THE TASK: Repeat each line of the material below exactly as it appears, minus any pictures.
=-=-=
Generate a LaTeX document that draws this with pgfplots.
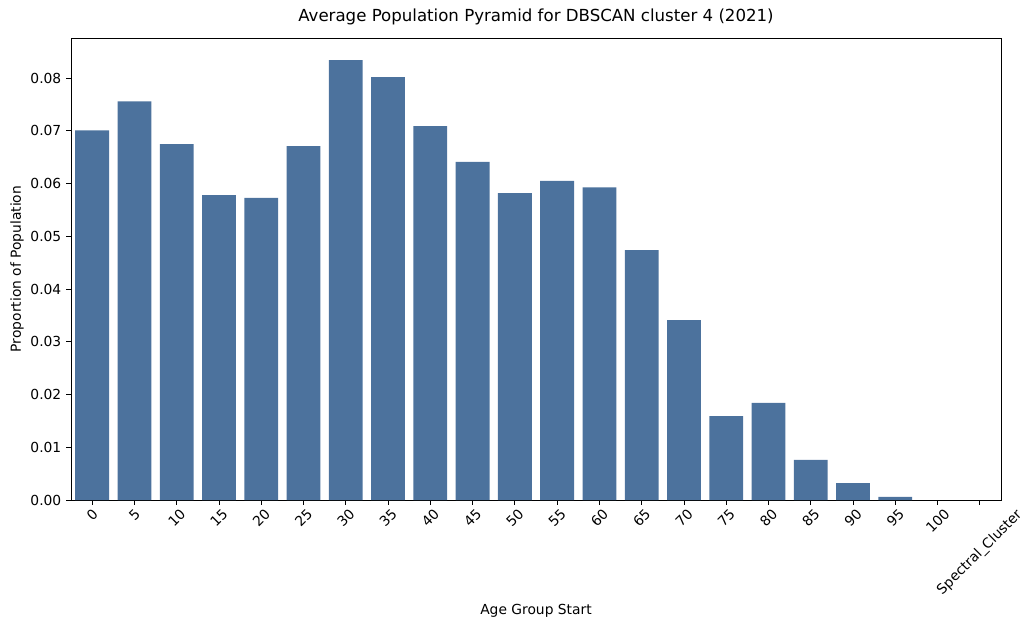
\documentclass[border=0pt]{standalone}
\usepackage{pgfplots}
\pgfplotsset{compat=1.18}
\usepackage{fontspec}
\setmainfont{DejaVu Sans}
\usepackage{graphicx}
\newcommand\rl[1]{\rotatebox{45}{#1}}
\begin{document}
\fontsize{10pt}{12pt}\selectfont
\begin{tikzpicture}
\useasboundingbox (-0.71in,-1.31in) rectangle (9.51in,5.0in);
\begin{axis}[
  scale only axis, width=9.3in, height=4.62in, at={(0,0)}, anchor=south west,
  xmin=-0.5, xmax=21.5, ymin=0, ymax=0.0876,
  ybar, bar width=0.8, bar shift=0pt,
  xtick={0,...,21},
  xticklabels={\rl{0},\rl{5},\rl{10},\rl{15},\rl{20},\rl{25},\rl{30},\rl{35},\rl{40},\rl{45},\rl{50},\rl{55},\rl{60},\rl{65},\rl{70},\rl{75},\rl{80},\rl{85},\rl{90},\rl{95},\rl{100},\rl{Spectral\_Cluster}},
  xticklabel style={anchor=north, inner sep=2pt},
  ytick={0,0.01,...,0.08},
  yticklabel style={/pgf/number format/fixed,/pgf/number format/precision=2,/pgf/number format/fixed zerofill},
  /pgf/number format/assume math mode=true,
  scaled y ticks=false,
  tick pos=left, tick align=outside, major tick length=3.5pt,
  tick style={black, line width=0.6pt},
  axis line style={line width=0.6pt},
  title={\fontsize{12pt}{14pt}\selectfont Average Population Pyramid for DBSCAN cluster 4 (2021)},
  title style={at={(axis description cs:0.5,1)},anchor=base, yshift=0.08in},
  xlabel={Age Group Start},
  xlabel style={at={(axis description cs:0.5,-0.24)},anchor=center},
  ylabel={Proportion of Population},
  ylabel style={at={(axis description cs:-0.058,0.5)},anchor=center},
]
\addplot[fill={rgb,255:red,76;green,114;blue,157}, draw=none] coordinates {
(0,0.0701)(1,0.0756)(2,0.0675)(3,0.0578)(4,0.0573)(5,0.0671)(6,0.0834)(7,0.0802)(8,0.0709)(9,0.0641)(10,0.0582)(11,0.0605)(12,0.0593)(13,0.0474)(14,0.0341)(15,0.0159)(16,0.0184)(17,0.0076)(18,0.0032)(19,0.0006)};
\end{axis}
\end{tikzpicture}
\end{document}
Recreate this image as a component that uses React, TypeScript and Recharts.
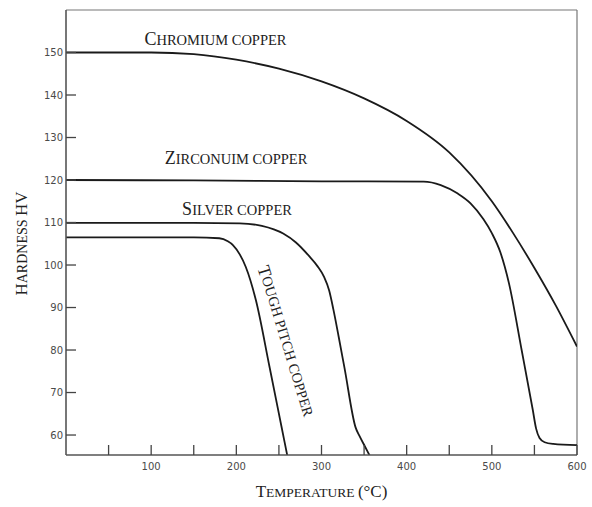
=-=-=
ANSWER:
Generate a LaTeX document that draws this with pgfplots.
\documentclass[border=0pt]{standalone}
\usepackage{pgfplots}
\pgfplotsset{compat=1.18}
\usepackage{fontspec}
\setmainfont{DejaVu Sans}
\usepackage{graphicx}
\newcommand\rl[1]{\rotatebox{45}{#1}}
\begin{document}
\fontsize{10pt}{12pt}\selectfont
\begin{tikzpicture}
\useasboundingbox (-0.71in,-1.31in) rectangle (9.51in,5.0in);
\begin{axis}[
  scale only axis, width=9.3in, height=4.62in, at={(0,0)}, anchor=south west,
  xmin=-0.5, xmax=21.5, ymin=0, ymax=0.0876,
  ybar, bar width=0.8, bar shift=0pt,
  xtick={0,...,21},
  xticklabels={\rl{0},\rl{5},\rl{10},\rl{15},\rl{20},\rl{25},\rl{30},\rl{35},\rl{40},\rl{45},\rl{50},\rl{55},\rl{60},\rl{65},\rl{70},\rl{75},\rl{80},\rl{85},\rl{90},\rl{95},\rl{100},\rl{Spectral\_Cluster}},
  xticklabel style={anchor=north, inner sep=2pt},
  ytick={0,0.01,...,0.08},
  yticklabel style={/pgf/number format/fixed,/pgf/number format/precision=2,/pgf/number format/fixed zerofill},
  /pgf/number format/assume math mode=true,
  scaled y ticks=false,
  tick pos=left, tick align=outside, major tick length=3.5pt,
  tick style={black, line width=0.6pt},
  axis line style={line width=0.6pt},
  title={\fontsize{12pt}{14pt}\selectfont Average Population Pyramid for DBSCAN cluster 4 (2021)},
  title style={at={(axis description cs:0.5,1)},anchor=base, yshift=0.08in},
  xlabel={Age Group Start},
  xlabel style={at={(axis description cs:0.5,-0.24)},anchor=center},
  ylabel={Proportion of Population},
  ylabel style={at={(axis description cs:-0.058,0.5)},anchor=center},
]
\addplot[fill={rgb,255:red,76;green,114;blue,157}, draw=none] coordinates {
(0,0.0701)(1,0.0756)(2,0.0675)(3,0.0578)(4,0.0573)(5,0.0671)(6,0.0834)(7,0.0802)(8,0.0709)(9,0.0641)(10,0.0582)(11,0.0605)(12,0.0593)(13,0.0474)(14,0.0341)(15,0.0159)(16,0.0184)(17,0.0076)(18,0.0032)(19,0.0006)};
\end{axis}
\end{tikzpicture}
\end{document}
Recreate this image as a component that uses React, TypeScript and Recharts.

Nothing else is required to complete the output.